Use consistent color coding. Red means a threshold is breached. Yellow means it's at risk. Green means on track. Your team should be able to read the dashboard at a glance without studying every label.
Enable drill-down from summary to detail. A big number on a screen means nothing if you can't click into the transactions behind it.
Set up automated alerts for threshold breaches. Don’t rely on people checking the dashboard daily. Push the exceptions to them. Ignore metrics that no one acts on, and make sure teams can pull their own self-service reports without waiting on analysts.
Review and update dashboards quarterly. The KPIs that mattered six months ago might be irrelevant today. If nobody acts on a metric, cut it.
Ensure mobile responsiveness. Procurement leaders don't sit at desks all day. A dashboard that only works on a 27-inch monitor is a dashboard that gets ignored everywhere else.
Frequently Asked Questions
What is a procurement dashboard?
A procurement dashboard is a visual reporting tool that centralizes key purchasing metrics including spend data, supplier performance, contract compliance, and cost savings into a single, real-time view. It replaces spreadsheet-based reporting with interactive charts and KPI cards.
What KPIs should I track on a procurement dashboard?
The most important KPIs include Spend Under Management, On-Time Delivery Rate, Cost Savings %, PO Cycle Time, Contract Compliance Rate, Maverick Spend, Supplier Performance Score, and Inventory Turnover. Start with five to seven aligned to your specific goals.
How do I create a procurement dashboard?
Start by defining your audience (CPO vs. analyst) and objectives (cost reduction vs. compliance). Identify your data sources, select five to seven core KPIs, choose a platform (Excel, BI tool, or embedded analytics), and design for action with drill-downs, alerts, and filters.
What is the difference between a procurement dashboard and procurement analytics?

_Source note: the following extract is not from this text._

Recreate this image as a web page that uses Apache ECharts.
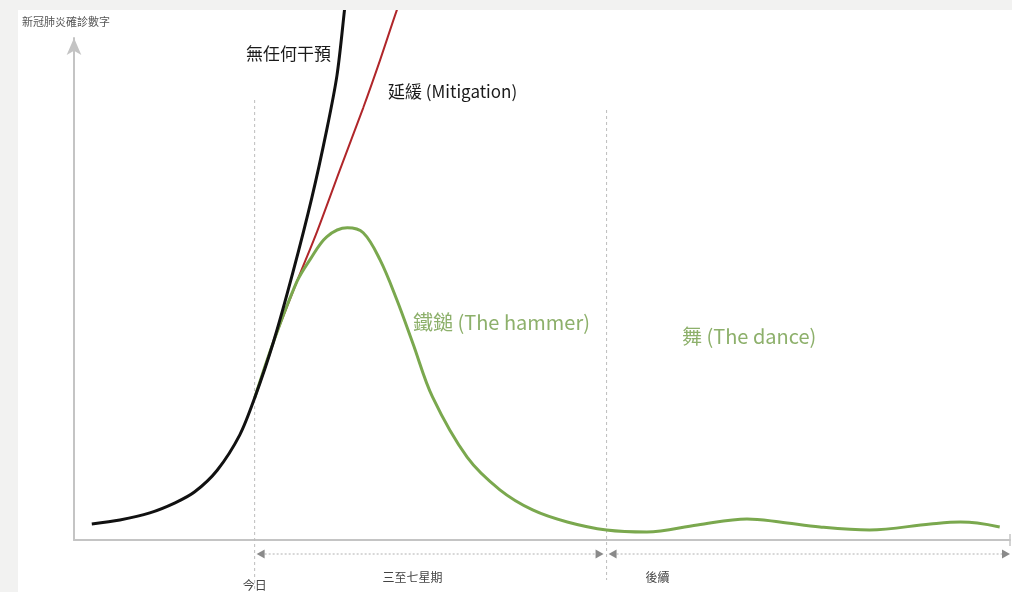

A procurement dashboard is the visualization layer that displays metrics and trends. Procurement analytics is the broader discipline of analyzing procurement data to find patterns, predict outcomes, and recommend actions. The dashboard is one output of a procurement analytics program.
Can I build a procurement dashboard in Excel?
Yes, Excel handles basic procurement dashboards using pivot tables and charts. However, Excel dashboards lack real-time data refresh, drill-down capabilities, and multi-user access. For anything beyond quick analysis, dedicated dashboard tools or embedded analytics platforms are more effective.